### PROBLEM STATEMENT
Gather up the lines that contain "this".

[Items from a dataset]

....

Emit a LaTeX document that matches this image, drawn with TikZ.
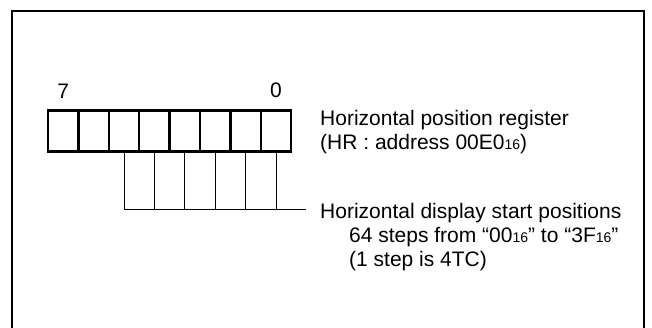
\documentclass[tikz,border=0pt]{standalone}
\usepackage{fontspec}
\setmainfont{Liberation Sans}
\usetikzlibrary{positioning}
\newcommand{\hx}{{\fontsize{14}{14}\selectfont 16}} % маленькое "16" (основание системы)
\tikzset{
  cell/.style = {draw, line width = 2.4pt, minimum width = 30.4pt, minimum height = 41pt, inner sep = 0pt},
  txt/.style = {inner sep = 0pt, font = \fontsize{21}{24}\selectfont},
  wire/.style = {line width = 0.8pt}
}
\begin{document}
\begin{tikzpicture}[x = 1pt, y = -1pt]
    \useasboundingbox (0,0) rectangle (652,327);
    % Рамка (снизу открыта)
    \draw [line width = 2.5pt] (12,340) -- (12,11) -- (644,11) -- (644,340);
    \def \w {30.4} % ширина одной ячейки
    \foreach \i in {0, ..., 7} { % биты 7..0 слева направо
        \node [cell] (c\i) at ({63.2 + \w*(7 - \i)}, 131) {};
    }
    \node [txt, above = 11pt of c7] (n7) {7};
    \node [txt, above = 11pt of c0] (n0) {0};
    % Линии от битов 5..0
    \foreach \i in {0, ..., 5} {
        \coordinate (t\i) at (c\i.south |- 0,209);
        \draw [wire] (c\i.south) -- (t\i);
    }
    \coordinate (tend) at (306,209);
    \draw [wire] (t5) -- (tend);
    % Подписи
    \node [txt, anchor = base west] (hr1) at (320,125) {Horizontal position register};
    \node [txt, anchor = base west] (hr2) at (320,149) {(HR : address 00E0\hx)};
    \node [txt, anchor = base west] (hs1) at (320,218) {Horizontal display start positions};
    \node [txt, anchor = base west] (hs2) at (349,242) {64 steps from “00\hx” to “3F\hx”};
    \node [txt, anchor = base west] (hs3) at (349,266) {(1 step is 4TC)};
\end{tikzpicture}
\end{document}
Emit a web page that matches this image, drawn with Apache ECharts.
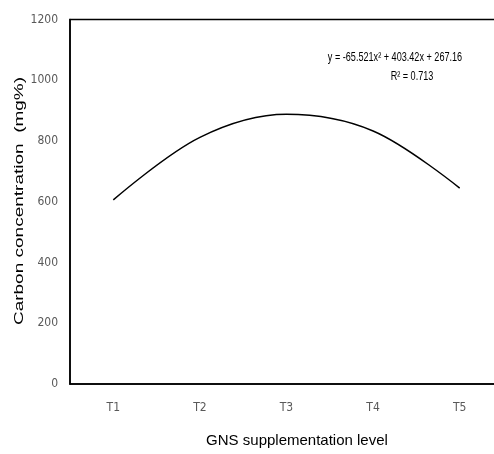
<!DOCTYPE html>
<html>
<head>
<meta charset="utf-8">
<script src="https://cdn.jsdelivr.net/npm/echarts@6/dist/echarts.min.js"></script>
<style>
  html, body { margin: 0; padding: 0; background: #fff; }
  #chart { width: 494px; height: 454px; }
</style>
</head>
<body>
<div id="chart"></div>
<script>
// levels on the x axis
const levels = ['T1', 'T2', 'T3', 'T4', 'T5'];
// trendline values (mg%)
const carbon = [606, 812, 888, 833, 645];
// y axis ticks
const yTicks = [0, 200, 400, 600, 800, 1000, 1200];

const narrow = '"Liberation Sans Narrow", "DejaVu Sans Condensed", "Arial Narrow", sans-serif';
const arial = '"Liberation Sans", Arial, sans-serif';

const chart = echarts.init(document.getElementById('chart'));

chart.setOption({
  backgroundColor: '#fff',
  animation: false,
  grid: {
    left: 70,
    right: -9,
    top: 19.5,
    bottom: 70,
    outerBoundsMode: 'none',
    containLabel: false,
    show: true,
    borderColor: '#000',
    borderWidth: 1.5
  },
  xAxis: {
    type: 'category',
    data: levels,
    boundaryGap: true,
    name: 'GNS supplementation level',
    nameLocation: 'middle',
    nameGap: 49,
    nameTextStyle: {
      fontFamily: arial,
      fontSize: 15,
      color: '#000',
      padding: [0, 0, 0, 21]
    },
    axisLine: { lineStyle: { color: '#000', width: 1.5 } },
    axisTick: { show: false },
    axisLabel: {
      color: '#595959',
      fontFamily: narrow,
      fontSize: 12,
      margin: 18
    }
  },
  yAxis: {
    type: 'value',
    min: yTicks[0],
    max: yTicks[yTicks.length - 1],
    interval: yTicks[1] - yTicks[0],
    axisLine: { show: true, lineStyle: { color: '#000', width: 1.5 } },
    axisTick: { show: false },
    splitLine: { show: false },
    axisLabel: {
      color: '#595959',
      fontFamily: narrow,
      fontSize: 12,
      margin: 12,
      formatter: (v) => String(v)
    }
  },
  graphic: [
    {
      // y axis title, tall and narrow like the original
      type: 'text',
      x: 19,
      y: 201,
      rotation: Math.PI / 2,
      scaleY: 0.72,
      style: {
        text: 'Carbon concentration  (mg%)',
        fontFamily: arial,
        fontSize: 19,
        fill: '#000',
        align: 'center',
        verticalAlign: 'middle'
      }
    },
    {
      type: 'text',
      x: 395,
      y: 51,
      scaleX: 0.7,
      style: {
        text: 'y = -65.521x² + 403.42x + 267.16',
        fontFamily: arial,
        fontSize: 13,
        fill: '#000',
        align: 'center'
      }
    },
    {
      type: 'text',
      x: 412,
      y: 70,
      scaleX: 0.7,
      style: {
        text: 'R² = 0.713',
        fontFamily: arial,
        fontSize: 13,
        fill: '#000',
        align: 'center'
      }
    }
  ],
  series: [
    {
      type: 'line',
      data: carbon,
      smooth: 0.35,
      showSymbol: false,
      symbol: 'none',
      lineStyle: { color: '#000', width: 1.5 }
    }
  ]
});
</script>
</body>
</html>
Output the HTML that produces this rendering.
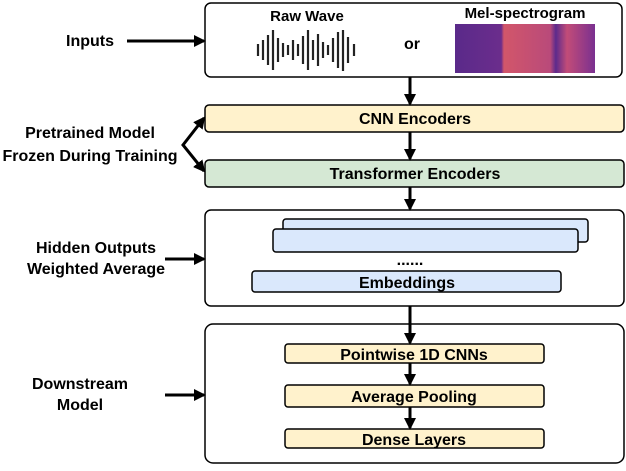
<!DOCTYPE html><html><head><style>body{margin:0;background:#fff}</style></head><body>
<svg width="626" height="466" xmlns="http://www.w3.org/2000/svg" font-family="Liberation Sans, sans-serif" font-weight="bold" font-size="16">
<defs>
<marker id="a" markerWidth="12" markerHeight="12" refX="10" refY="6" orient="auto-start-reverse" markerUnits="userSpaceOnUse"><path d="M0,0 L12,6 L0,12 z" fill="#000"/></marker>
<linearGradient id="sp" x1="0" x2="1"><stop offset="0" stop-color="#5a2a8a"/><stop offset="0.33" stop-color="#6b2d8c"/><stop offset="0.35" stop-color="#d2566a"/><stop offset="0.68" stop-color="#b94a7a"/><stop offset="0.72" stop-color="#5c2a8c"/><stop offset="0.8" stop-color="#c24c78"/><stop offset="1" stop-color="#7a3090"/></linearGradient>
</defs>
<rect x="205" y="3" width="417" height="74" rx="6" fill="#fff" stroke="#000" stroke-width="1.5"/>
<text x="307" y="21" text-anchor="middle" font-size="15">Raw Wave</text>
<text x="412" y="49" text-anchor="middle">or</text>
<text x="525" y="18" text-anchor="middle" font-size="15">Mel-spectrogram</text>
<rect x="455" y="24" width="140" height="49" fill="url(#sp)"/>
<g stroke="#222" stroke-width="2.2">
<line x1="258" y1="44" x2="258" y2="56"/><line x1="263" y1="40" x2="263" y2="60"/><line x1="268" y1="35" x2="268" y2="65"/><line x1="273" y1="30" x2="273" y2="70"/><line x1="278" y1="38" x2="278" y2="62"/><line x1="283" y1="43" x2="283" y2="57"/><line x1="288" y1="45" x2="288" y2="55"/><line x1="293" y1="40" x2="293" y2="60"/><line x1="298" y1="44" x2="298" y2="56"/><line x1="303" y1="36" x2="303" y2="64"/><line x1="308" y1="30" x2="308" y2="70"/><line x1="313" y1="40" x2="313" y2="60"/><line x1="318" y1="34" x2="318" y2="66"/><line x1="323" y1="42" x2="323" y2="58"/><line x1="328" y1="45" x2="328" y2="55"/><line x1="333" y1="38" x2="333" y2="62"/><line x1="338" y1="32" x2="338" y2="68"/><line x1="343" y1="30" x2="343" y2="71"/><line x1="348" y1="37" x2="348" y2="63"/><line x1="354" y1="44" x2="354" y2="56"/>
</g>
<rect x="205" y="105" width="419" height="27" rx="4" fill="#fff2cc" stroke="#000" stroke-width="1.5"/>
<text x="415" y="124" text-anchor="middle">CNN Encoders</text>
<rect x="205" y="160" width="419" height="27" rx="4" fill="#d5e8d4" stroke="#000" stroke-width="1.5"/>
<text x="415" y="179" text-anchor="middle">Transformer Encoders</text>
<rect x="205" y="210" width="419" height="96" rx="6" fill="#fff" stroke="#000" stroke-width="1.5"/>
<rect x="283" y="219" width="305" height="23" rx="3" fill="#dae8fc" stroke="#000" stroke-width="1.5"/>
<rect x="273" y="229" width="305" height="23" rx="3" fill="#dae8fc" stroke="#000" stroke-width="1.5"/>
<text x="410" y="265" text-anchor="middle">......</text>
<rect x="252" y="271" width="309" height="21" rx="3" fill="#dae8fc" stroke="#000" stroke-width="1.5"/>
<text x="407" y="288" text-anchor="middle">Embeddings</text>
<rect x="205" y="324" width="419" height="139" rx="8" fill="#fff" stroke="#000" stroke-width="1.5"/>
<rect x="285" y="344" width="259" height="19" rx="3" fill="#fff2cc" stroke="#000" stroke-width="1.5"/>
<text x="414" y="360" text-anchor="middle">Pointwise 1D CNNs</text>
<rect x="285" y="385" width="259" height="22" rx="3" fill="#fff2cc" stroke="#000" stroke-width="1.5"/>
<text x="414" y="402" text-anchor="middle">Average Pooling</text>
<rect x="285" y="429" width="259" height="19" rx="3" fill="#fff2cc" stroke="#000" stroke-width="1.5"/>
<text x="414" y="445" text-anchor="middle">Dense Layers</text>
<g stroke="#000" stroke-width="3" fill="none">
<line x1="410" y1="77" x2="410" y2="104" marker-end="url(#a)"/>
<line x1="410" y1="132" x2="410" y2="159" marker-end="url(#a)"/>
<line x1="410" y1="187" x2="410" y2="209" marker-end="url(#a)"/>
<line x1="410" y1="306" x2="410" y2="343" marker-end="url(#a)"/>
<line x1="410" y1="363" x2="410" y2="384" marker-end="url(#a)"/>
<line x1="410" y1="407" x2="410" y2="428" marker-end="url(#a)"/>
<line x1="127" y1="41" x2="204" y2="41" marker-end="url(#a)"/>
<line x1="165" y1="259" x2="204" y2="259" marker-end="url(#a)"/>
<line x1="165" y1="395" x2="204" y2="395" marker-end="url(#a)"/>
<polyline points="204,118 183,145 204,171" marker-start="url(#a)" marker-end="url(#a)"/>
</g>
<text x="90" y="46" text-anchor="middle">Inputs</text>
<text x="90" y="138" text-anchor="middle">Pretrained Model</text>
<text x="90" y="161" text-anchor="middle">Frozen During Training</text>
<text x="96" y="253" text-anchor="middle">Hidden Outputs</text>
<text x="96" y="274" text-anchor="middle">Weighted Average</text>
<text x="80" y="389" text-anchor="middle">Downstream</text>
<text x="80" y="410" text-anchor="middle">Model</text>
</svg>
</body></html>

....

### CORRECT OUTPUT
Emit a LaTeX document that matches this image, drawn with TikZ.
Emit a web page that matches this image, drawn with Apache ECharts.
Output the HTML that produces this rendering.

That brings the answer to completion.